Julian is convinced that Christians attracted people through tangible expressions of love directed toward each other and toward those outside the church.
Another pagan detractor, Lucian of Samosata, was more specific. He traced behavior like this back to the family metaphor in the teaching of Jesus. Lucian disparagingly wrote: “[T]heir first lawgiver [Jesus] persuaded them that they are all brothers of one another. … Therefore they despise all things indiscriminately and consider them common property” (13).
As Tertullian would remark a few decades later: “We call ourselves brothers. So, we who are united in mind and soul have no hesitation about sharing what we have. Everything is in common among us—except our wives” (Apol. 39.8-11).
The expansion of early Christianity during the first three centuries has intrigued scholars for generations. It ought to get the attention of today’s church leaders, as well. What was the secret to the success of the Christian movement?
The easy answer is that God was at work. And this was certainly the case. But just what kind of Christian community does God work in? In Acts 4:32–35, Luke seems to think that God works mightily among Christians who tangibly put into practice the idea that the church should function as a family:
32 And the congregation of those who believed were of one heart and soul; and not one of them claimed that anything belonging to him was his own, but all things were common property to them. 33 And with great power the apostles were giving testimony to the resurrection of the Lord Jesus, and abundant grace was upon them all. 34 For there was not a needy person among them, for all who were owners of land or houses would sell them and bring the proceeds of the sales 35 and lay them at the apostles’ feet, and they would be distributed to each as any had need. (NASB)
Notice a couple things here. First, can you see how Luke’s comment about the great work of God in the congregation (v. 33) is sandwiched between two images of the church functioning at its “family best” (vv. 32 and 34–35)? It is almost as if Luke is making some sort of connection between Christian community and the public proclamation of the gospel.

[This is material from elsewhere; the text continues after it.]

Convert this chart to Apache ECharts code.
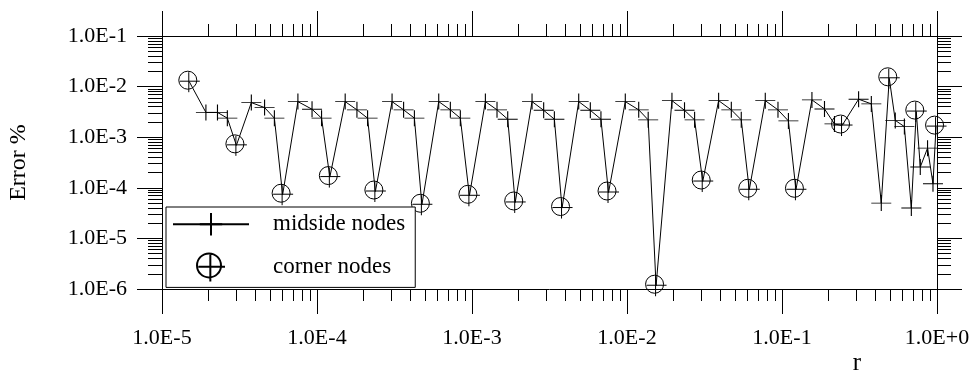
<!DOCTYPE html>
<html><head><meta charset="utf-8">
<script src="https://cdn.jsdelivr.net/npm/echarts@6/dist/echarts.min.js"></script>
<style>html,body{margin:0;padding:0;background:#fff}#c{width:977px;height:374px}</style>
</head><body><div id="c"></div>
<script>
// ---- data ----
const midR = [1.92e-5, 2.28e-5, 2.64e-5,
  3.77e-5, 4.59e-5, 5.31e-5,
  7.53e-5, 9.29e-5, 1.07e-4,
  1.52e-4, 1.81e-4, 2.12e-4,
  3.05e-4, 3.62e-4, 4.25e-4,
  6.10e-4, 7.25e-4, 8.41e-4,
  1.22e-3, 1.45e-3, 1.70e-3,
  2.44e-3, 2.90e-3, 3.40e-3,
  4.88e-3, 5.80e-3, 6.79e-3,
  9.75e-3, 1.19e-2, 1.37e-2,
  1.95e-2, 2.35e-2, 2.73e-2,
  3.90e-2, 4.71e-2, 5.46e-2,
  7.80e-2, 9.42e-2, 0.110,
  0.156, 0.188, 0.218,
  0.312, 0.377, 0.437, 0.538, 0.616, 0.683, 0.780, 0.869, 0.942];
const midErr = [3.09e-3, 3.09e-3, 2.38e-3,
  4.83e-3, 3.85e-3, 2.38e-3,
  5.05e-3, 3.57e-3, 2.38e-3,
  5.05e-3, 3.47e-3, 2.38e-3,
  5.05e-3, 3.47e-3, 2.38e-3,
  5.05e-3, 3.47e-3, 2.38e-3,
  5.05e-3, 3.47e-3, 2.27e-3,
  5.05e-3, 3.40e-3, 2.27e-3,
  5.05e-3, 3.40e-3, 2.27e-3,
  5.05e-3, 3.47e-3, 2.20e-3,
  5.28e-3, 3.40e-3, 2.20e-3,
  5.28e-3, 3.47e-3, 2.20e-3,
  5.28e-3, 3.47e-3, 2.10e-3,
  5.46e-3, 3.62e-3, 1.83e-3,
  5.64e-3, 4.55e-3, 4.99e-5, 2.15e-3, 1.62e-3, 3.98e-5, 2.57e-4, 6.08e-4, 1.20e-4];
const cornerR = [1.50e-5, 3.02e-5, 6.0e-5, 1.21e-4, 2.38e-4, 4.75e-4, 9.62e-4, 1.90e-3, 3.81e-3,
  7.60e-3, 1.54e-2, 3.08e-2, 6.15e-2, 0.123, 0.244, 0.492, 0.735, 0.986];
const cornerErr = [1.25e-2, 6.9e-4, 7.3e-5, 1.63e-4, 8.45e-5, 4.62e-5, 6.95e-5, 5.13e-5, 3.98e-5,
  8.07e-5, 1.16e-6, 1.33e-4, 9.14e-5, 9.14e-5, 1.70e-3, 1.46e-2, 3.21e-3, 1.62e-3];

const xMajor = [1e-5, 1e-4, 1e-3, 1e-2, 1e-1, 1];
const xTickLabels = ['1.0E-5', '1.0E-4', '1.0E-3', '1.0E-2', '1.0E-1', '1.0E+0'];
const yMajor = [1e-6, 1e-5, 1e-4, 1e-3, 1e-2, 1e-1];
const yTickLabels = ['1.0E-6', '1.0E-5', '1.0E-4', '1.0E-3', '1.0E-2', '1.0E-1'];
const minorMultipliers = [2, 3, 4, 5, 6, 7, 8, 9];
const xTitle = 'r';
const yTitle = 'Error %';
const seriesNames = ['midside nodes', 'corner nodes'];

// ---- helpers ----
const FONT = 'Liberation Serif';
const lg = Math.log10;
function minors(majors) {
  const out = [];
  for (let i = 0; i < majors.length - 1; i++)
    for (const m of minorMultipliers) out.push(lg(majors[i] * m));
  return out;
}
const xMajLog = xMajor.map(lg), yMajLog = yMajor.map(lg);
const xMinLog = minors(xMajor), yMinLog = minors(yMajor);

// merged sequence (sorted by r) for the connecting line
const pts = [];
midR.forEach((r, i) => pts.push({ r, e: midErr[i], corner: false }));
cornerR.forEach((r, i) => pts.push({ r, e: cornerErr[i], corner: true }));
pts.sort((a, b) => a.r - b.r);

const PLUS = 'path://M0 8 L20 8 M10 0 L10 16';
const OPLUS = 'path://M2 11 A9 9 0 1 1 20 11 A9 9 0 1 1 2 11 Z M3 12 L23 12 M12 3 L12 23';

const black = '#000';
const tickLine = { color: black, width: 1 };
function helperX(pos, maj, showLine, withLabels) {
  return {
    type: 'value', position: pos, min: xMajLog[0], max: xMajLog[xMajLog.length - 1],
    axisLine: { show: showLine, onZero: false, lineStyle: tickLine },
    axisTick: { show: true, inside: false, customValues: maj ? xMajLog : xMinLog, length: maj ? 25 : 12, lineStyle: tickLine },
    axisLabel: withLabels ? {
      show: true, customValues: xMajLog, margin: 38, color: black, fontFamily: FONT, fontSize: 22,
      formatter: v => xTickLabels[Math.round(v - xMajLog[0])]
    } : { show: false },
    splitLine: { show: false }, minorTick: { show: false }
  };
}
function helperY(pos, maj, showLine, withLabels) {
  return {
    type: 'value', position: pos, min: yMajLog[0], max: yMajLog[yMajLog.length - 1],
    axisLine: { show: showLine, onZero: false, lineStyle: tickLine },
    axisTick: { show: true, inside: false, customValues: maj ? yMajLog : yMinLog, length: maj ? 25 : 14, lineStyle: tickLine },
    axisLabel: withLabels ? {
      show: true, customValues: yMajLog, margin: 35, color: black, fontFamily: FONT, fontSize: 22,
      formatter: v => yTickLabels[Math.round(v - yMajLog[0])]
    } : { show: false },
    splitLine: { show: false }, minorTick: { show: false }
  };
}

const xBottom = helperX('bottom', true, true, true);
xBottom.name = xTitle;
xBottom.nameLocation = 'end';
xBottom.nameGap = -80;
xBottom.nameTextStyle = { fontFamily: FONT, fontSize: 25, color: black, align: 'center', verticalAlign: 'top', padding: [62, 0, 0, 0] };
const yLeft = helperY('left', true, true, true);
yLeft.name = yTitle;
yLeft.nameLocation = 'middle';
yLeft.nameGap = 131;
yLeft.nameTextStyle = { fontFamily: FONT, fontSize: 24, color: black };

const chart = echarts.init(document.getElementById('c'), null, { renderer: 'canvas' });
chart.setOption({
  animation: false,
  backgroundColor: '#fff',
  grid: { left: 162, right: 40, top: 36, bottom: 85, outerBoundsMode: 'none', containLabel: false },
  legend: {
    orient: 'vertical', left: 166, top: 207,
    data: seriesNames,
    itemWidth: 76, itemHeight: 28, itemGap: 16,
    padding: [5, 10, 5, 6],
    borderColor: black, borderWidth: 1, backgroundColor: '#fff',
    selectedMode: false,
    textStyle: { fontFamily: FONT, fontSize: 23, color: black, padding: [0, 0, 0, 19] }
  },
  xAxis: [
    { type: 'log', logBase: 10, min: xMajor[0], max: xMajor[xMajor.length - 1], show: false },
    xBottom,
    helperX('bottom', false, false, false),
    helperX('top', true, true, false),
    helperX('top', false, false, false)
  ],
  yAxis: [
    { type: 'log', logBase: 10, min: yMajor[0], max: yMajor[yMajor.length - 1], show: false },
    yLeft,
    helperY('left', false, false, false),
    helperY('right', true, true, false),
    helperY('right', false, false, false)
  ],
  series: [
    {
      name: seriesNames[0], type: 'line', xAxisIndex: 0, yAxisIndex: 0,
      data: pts.map(p => p.corner ? { value: [p.r, p.e], symbol: 'none' } : { value: [p.r, p.e] }),
      symbol: PLUS, symbolSize: [20, 16], showSymbol: true, showAllSymbol: true,
      itemStyle: { color: 'transparent', borderColor: black, borderWidth: 1 },
      lineStyle: { color: black, width: 1 },
      emphasis: { disabled: true }, silent: true, clip: false, z: 2
    },
    {
      name: seriesNames[1], type: 'scatter', xAxisIndex: 0, yAxisIndex: 0,
      data: cornerR.map((r, i) => [r, cornerErr[i]]),
      symbol: OPLUS, symbolSize: 21,
      itemStyle: { color: 'transparent', borderColor: black, borderWidth: 1, opacity: 1 },
      emphasis: { disabled: true }, silent: true, clip: false, z: 3
    }
  ]
});
</script></body></html>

Well, he is! Note the word “For” in the NASB at the beginning of verse 34. Some English translations omit the word (e.g., ESV, NRSV). That is unfortunate, because it is there in the Greek text, where the conjunction makes an explanatory connection between (a) the social solidarity of the church outlined in v. 34 and (b) the mighty work of God described in v. 33.
In recent decades Christian leaders in America have somehow become convinced that the way to attract unbelievers to the faith is to turn the church into a commodity. The early Christians knew better. They allowed the Holy Spirit to turn the church into a community. Pagan detractors like Emperor Julian and Lucian of Samosata stood up and took notice. Converts like our actor friend Marcus from the church in Thena benefited tremendously. And the world was never the same.